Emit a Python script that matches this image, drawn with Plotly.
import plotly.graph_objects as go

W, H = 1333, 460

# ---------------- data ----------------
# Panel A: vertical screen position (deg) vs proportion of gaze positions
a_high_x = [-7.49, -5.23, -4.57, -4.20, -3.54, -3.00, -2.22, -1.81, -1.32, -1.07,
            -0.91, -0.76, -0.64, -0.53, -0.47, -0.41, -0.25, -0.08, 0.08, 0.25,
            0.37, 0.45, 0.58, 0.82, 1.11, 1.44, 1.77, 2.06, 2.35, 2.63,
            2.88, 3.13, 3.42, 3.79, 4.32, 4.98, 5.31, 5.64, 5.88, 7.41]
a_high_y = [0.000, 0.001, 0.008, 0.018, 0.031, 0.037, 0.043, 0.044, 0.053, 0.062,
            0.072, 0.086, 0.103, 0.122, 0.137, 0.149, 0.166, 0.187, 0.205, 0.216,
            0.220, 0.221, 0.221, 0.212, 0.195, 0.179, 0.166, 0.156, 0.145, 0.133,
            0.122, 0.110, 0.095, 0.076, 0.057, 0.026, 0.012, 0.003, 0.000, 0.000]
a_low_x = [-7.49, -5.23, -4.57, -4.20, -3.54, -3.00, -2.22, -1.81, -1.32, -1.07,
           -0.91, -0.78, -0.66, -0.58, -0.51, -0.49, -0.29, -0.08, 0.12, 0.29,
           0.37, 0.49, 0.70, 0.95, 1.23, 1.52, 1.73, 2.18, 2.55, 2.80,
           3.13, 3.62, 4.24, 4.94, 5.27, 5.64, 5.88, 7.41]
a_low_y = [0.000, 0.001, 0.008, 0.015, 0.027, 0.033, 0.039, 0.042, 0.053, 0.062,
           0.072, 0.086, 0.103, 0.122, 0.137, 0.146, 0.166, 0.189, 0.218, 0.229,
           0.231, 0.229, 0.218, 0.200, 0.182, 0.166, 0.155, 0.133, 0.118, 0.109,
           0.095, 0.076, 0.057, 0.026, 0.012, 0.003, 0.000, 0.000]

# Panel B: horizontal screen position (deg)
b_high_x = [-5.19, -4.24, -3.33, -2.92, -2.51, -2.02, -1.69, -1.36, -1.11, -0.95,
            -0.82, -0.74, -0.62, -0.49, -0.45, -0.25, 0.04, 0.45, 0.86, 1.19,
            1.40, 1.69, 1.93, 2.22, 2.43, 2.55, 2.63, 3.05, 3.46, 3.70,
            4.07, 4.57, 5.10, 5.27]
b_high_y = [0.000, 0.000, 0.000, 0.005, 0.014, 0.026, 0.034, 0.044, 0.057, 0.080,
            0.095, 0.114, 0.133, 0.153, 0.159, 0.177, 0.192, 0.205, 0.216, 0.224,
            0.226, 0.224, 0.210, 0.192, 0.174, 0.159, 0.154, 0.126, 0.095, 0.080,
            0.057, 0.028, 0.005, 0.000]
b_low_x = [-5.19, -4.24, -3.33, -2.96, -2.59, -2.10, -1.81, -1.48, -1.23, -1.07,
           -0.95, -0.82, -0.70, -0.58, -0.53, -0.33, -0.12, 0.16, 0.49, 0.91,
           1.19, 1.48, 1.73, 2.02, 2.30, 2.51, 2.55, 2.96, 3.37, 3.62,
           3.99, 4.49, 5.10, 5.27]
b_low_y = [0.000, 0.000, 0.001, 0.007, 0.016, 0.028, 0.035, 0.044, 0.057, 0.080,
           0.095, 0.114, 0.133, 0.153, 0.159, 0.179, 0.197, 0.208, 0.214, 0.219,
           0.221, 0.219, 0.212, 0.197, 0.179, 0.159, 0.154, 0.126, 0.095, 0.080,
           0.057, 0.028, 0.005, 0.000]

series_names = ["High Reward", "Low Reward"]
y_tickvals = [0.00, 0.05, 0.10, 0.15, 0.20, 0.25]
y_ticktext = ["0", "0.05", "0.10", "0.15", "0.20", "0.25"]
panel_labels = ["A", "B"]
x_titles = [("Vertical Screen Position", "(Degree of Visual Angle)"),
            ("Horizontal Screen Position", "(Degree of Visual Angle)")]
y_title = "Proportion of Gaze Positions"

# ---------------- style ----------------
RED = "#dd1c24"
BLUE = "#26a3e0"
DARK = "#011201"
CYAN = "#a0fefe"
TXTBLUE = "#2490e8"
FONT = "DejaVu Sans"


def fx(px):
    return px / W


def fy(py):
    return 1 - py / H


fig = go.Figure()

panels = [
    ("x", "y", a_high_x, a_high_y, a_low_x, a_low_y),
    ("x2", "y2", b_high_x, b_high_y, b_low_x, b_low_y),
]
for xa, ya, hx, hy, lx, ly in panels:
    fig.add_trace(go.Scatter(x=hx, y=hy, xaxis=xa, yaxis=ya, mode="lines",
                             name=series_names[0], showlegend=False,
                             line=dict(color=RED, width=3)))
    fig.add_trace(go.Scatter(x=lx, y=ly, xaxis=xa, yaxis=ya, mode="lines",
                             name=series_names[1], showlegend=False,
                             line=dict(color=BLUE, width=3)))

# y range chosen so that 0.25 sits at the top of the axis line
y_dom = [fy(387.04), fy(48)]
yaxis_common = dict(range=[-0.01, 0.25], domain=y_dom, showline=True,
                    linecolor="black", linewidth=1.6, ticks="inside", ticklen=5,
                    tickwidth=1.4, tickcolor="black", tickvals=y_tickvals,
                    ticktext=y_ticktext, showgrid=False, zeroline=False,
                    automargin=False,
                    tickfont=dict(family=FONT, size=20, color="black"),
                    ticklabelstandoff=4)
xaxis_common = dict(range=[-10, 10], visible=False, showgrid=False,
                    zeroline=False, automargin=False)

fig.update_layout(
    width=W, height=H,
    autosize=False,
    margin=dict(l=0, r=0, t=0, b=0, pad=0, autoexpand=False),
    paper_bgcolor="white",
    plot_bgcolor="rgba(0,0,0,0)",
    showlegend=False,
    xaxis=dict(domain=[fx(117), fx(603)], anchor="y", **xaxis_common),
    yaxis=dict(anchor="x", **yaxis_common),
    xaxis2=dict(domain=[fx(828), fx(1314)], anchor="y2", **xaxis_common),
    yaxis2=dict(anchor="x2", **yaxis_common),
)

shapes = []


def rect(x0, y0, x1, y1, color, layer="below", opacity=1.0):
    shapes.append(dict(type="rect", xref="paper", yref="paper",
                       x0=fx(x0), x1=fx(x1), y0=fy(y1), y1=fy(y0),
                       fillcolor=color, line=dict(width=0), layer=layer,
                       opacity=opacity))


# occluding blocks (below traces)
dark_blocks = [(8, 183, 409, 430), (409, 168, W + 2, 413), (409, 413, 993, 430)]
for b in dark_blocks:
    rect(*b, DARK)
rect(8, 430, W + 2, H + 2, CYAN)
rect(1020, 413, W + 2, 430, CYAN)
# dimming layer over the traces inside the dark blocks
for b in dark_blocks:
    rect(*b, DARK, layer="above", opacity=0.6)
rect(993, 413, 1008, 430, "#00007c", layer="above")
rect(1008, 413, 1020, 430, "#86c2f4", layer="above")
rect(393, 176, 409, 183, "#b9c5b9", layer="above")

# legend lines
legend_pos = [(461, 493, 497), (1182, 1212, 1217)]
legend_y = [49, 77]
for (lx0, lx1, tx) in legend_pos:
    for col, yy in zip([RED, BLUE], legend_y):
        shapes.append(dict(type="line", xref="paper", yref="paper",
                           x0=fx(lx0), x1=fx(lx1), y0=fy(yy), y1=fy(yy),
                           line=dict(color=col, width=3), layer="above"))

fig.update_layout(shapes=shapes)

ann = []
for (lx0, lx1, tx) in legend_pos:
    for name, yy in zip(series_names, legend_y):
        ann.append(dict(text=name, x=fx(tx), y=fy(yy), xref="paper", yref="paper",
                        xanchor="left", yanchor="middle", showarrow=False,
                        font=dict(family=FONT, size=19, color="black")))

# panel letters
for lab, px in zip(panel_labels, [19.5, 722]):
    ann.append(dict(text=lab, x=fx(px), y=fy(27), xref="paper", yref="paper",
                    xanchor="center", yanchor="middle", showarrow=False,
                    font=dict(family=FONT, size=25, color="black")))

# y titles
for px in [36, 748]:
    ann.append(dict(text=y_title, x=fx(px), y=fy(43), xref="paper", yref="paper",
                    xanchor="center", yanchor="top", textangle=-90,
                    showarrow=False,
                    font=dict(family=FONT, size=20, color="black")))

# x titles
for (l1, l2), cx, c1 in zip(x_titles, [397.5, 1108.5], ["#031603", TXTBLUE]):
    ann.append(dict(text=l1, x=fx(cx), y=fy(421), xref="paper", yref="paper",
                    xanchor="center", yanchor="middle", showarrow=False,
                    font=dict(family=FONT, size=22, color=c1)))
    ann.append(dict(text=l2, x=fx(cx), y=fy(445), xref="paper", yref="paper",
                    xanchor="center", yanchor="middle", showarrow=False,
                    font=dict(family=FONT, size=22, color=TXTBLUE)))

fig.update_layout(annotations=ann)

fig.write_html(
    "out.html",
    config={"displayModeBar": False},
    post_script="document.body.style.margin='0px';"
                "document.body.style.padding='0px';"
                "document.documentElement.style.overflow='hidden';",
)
• • •
BRIEF
Write out exactly, please, the lines beginning at the start of the material and ending with the line that holds "W, H = 1333, 460", both included.

SOLVED PROBLEM
Emit a Python script that matches this image, drawn with Plotly.
import plotly.graph_objects as go

W, H = 1333, 460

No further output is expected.